Monday, July 7, 2008

Of history and holidays; of sizzle and steak

July 4 and July 14 are celebrated as national holidays in the US and France respectively. These are celebrated as the acts of American independence and the revolution that saw off the ancien regime in France.

In the case of July 4, the actual declaration took place two days earlier, with the Continental Congress's passage of the resolution (one of the myths about July 4 debunked in the HNN site's page on the topic)
`Resolved, That these United Colonies are, and of right ought to be, free and inde­pendent states, that they are absolved from all allegiance to the British Crown, and that all political connection between them and the state of Great Britain is, and ought to be, totally dissolved.''
In fact, John Adams had thought that
"The Second Day of July 1776 will be the most memorable Epocha, in the History of America. . . . It ought to be solemnized with Pomp and Parade, with Shews, Games, Sports, Guns, Bells, Bonfires, and Illuminations from one End of this Continent to the other from this Time forward forever more."
However, even that may not have been the true revolutionary act. On May 17, 1775, the Continental Congress advised states to set up their own constitutions and it declared the forces assembled outside Boston to be a Continental Army. Arguably assuming the functions of a sovereign government was pretty damn close to a de facto declaration of independence.

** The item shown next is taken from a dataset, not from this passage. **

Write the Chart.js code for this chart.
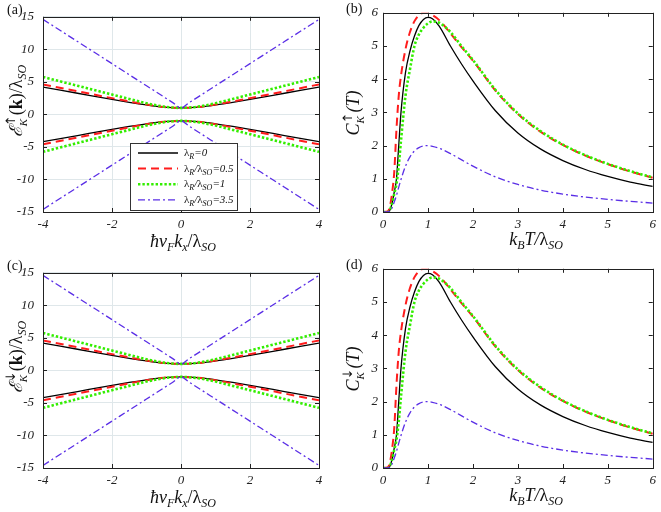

Likewise, the celebration of Bastille Day in France overshadows the Tennis Court Oath. This had its origins on a royal lockout of the Estates-General when it looked like the Third Estate was going to win on a procedural vote that would've given them the dominant position in the ensuing deliberations. On June 20, 1789, over three weeks before the storming of the Bastille, the delegates of the Third Estate assembled at a tennis court and declared themselves a national assembly that wouldn't disperse until the constitution of the kingdom had been rewritten. Again, the true revolutionary act inhered in the assumption of sovereign power.

It is, perhaps, natural for the actual celebrations to center around an easily understood symbolic act than to delve into the more subtle questions of sovereignty. This isn't necessarily a bad thing as long as it inspires a deeper look into the latter kind of events rather than to limit such contemplations to the flashier parts of history.